## What the task requires
Repeat the full listing below verbatim and keep the images out.

◇ ◇ ◇ ◇ ◇

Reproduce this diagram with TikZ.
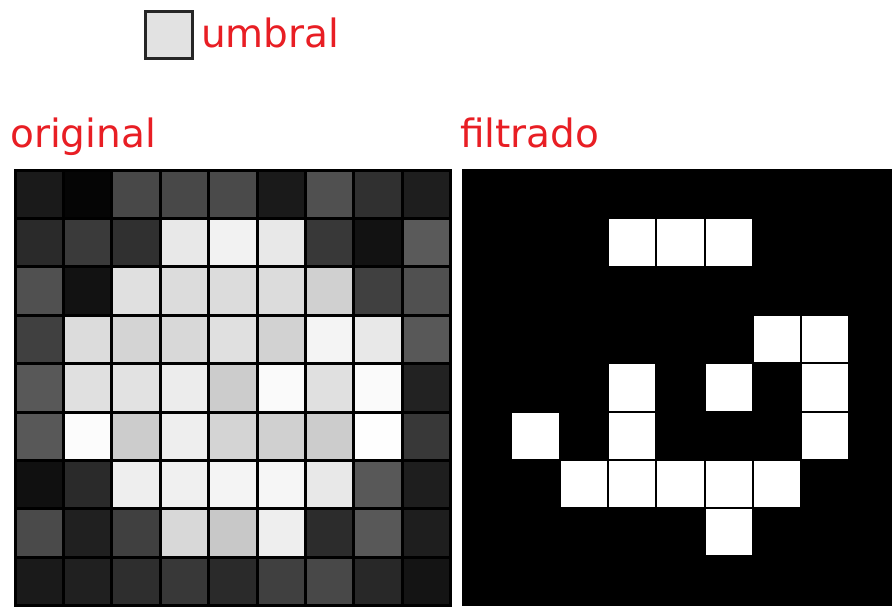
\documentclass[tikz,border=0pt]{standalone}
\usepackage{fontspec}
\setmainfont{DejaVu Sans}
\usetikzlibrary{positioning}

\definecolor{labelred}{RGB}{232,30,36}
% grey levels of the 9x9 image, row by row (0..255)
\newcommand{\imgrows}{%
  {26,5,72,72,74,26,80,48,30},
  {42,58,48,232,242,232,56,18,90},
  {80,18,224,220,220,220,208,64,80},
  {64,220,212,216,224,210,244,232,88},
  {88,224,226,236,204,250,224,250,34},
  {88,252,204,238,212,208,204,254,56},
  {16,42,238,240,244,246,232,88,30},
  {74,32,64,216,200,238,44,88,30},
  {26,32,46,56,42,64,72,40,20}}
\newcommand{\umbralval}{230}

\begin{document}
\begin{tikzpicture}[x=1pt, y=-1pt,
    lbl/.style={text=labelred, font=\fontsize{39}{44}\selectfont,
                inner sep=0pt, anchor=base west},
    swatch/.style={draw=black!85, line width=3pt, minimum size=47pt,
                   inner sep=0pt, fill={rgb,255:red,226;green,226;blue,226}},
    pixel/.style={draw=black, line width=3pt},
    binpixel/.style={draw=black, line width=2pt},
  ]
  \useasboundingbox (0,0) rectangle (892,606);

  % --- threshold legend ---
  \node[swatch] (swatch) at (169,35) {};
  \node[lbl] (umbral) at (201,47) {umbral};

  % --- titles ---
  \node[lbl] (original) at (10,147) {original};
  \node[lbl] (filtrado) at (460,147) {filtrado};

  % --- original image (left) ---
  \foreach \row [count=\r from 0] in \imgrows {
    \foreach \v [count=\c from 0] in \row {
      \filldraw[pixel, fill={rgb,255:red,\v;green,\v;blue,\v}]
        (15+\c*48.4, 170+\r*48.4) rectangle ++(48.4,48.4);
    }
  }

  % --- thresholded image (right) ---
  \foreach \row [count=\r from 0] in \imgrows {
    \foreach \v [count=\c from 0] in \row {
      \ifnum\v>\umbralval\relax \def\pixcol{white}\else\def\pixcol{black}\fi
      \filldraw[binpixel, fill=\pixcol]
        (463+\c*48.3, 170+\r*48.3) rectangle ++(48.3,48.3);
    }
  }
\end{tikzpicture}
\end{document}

◇ ◇ ◇ ◇ ◇

## Right answer
Reproduce this diagram with TikZ.
\documentclass[tikz,border=0pt]{standalone}
\usepackage{fontspec}
\setmainfont{DejaVu Sans}
\usetikzlibrary{positioning}

\definecolor{labelred}{RGB}{232,30,36}
% grey levels of the 9x9 image, row by row (0..255)
\newcommand{\imgrows}{%
  {26,5,72,72,74,26,80,48,30},
  {42,58,48,232,242,232,56,18,90},
  {80,18,224,220,220,220,208,64,80},
  {64,220,212,216,224,210,244,232,88},
  {88,224,226,236,204,250,224,250,34},
  {88,252,204,238,212,208,204,254,56},
  {16,42,238,240,244,246,232,88,30},
  {74,32,64,216,200,238,44,88,30},
  {26,32,46,56,42,64,72,40,20}}
\newcommand{\umbralval}{230}

\begin{document}
\begin{tikzpicture}[x=1pt, y=-1pt,
    lbl/.style={text=labelred, font=\fontsize{39}{44}\selectfont,
                inner sep=0pt, anchor=base west},
    swatch/.style={draw=black!85, line width=3pt, minimum size=47pt,
                   inner sep=0pt, fill={rgb,255:red,226;green,226;blue,226}},
    pixel/.style={draw=black, line width=3pt},
    binpixel/.style={draw=black, line width=2pt},
  ]
  \useasboundingbox (0,0) rectangle (892,606);

  % --- threshold legend ---
  \node[swatch] (swatch) at (169,35) {};
  \node[lbl] (umbral) at (201,47) {umbral};

  % --- titles ---
  \node[lbl] (original) at (10,147) {original};
  \node[lbl] (filtrado) at (460,147) {filtrado};

  % --- original image (left) ---
  \foreach \row [count=\r from 0] in \imgrows {
    \foreach \v [count=\c from 0] in \row {
      \filldraw[pixel, fill={rgb,255:red,\v;green,\v;blue,\v}]
        (15+\c*48.4, 170+\r*48.4) rectangle ++(48.4,48.4);
    }
  }

  % --- thresholded image (right) ---
  \foreach \row [count=\r from 0] in \imgrows {
    \foreach \v [count=\c from 0] in \row {
      \ifnum\v>\umbralval\relax \def\pixcol{white}\else\def\pixcol{black}\fi
      \filldraw[binpixel, fill=\pixcol]
        (463+\c*48.3, 170+\r*48.3) rectangle ++(48.3,48.3);
    }
  }
\end{tikzpicture}
\end{document}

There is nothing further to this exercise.